In an accompanying video filmed sitting on a couch at home, surrounded by family photographs, and posted on Facebook, Mr Zuckerberg said that improving education, advancing science and strengthening communities involved “big complex systems” and that “it is hard to move these things in the short term”.

His announcement came a day after he joined the Breakthrough Energy Coalition, a group of billionaires promising to invest in clean energy technology to bridge a “near impassable valley of death” between promising concepts and viable products.

In contrast to traditional foundations, LLCs are able to engage in public policy advocacy and for-profit investments that can also advance their favoured causes. The structure will also allow the Zuckerbergs to keep direct control of the Facebook stock that is contributed to the company, to be called the Chan Zuckerberg Initiative. The couple say all investment profits will be ploughed back into additional philanthropic work.

Chan Zuckerberg Initiative

“The Chan Zuckerberg Initiative will pursue its mission by funding non-profit organisations, making private investments and participating in policy debates, in each case with the goal of generating positive impact in areas of great need,” Facebook said.

Their letter to Max, meanwhile, also talks of the benefits of connecting people to the internet and, through the internet, to each other — key aspects of Facebook’s business and in-house philanthropic work.

“The melding of the toolkit is the most promising outcome of all of this,” said Kimberly Dasher Tripp, a philanthropy consultant. “It is similar to millennials wanting to go to work and have it mean something. Their work and their giving are coming together.”

The US gives generous tax breaks for donations to charity which can be used to limit capital gains liabilities in particular, although their value depends on the vehicles used and the timing of gifts and share sales.

Other Silicon Valley philanthropists to have set up LLCs include Laurene Powell Jobs, wife of the late Apple chief executive Steve Jobs, and Dustin Moskovitz, Mr Zuckerberg’s co-founder at Facebook. Their emergence coincides with increased interest in “impact investing”, which aims to produce a social good as well as an investment return.

Mr Moskovitz and his wife, Cari Tuna, also plan to give the vast bulk of their Facebook fortune away in their lifetime, and have made for-profit investments in artificial intelligence, grants to promote immigration reform and support for homelessness charities.

Silicon Valley is approaching philanthropy the way that tech entrepreneurs take on any challenge: using data and trial and error tactics - A/B testing in an engineer’s language - to come up with ambitious and at times unusual answers to perennial problems.

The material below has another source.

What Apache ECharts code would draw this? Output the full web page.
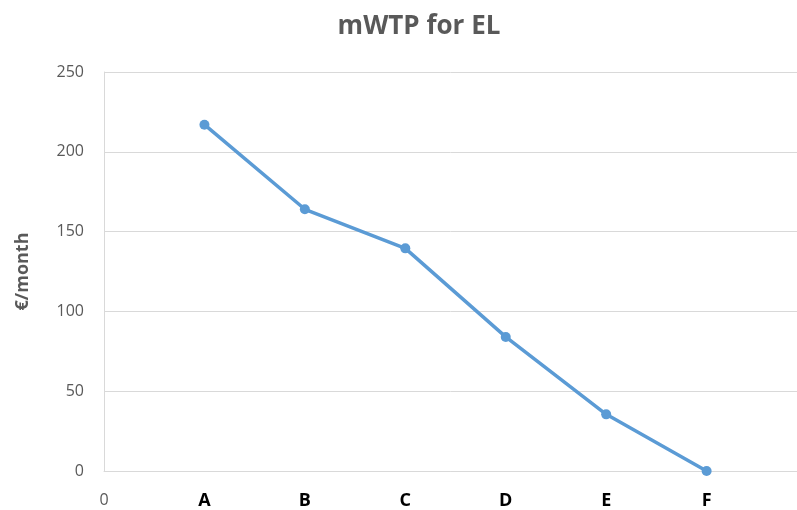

Sean Parker, an early investor in Facebook, who set up his own foundation earlier this year, called it “hacker philanthropy”.

Mr Moskovitz and Ms Tuna have supported work by a venture called GiveWell to rank the impact of different potential investments or grants. “There are really strong arguments for giving as soon as we can, balanced against our knowing that the more we learn, the better we’ll get at this,” Ms Tuna said. “We are trying to share as much as we can about what we are doing and what we are learning for the benefit of other people who are trying to learn, too.”

Mr Zuckerberg echoes the sentiment in his video, saying he expected some of his philanthropic projects to falter. “Like doing anything you want to well in the world, it just takes practice, you are not going to be perfect at it the first time,” he said.

Darren Walker, president of the Ford Foundation, said the Zuckerbergs’ plan for their Facebook fortune was a “clarion call to a new generation of millennials” to encourage them to use their wealth for social justice.

Michael Bloomberg, the billionaire media owner and former New York mayor, said that Mr Zuckerberg had shown “30 is the new 70” when it comes to philanthropy. “The traditional approach to giving — leaving it to old age or death — is falling by the wayside, as it should,” he wrote. “The question is: how many of his peers in Silicon Valley and beyond will join him?”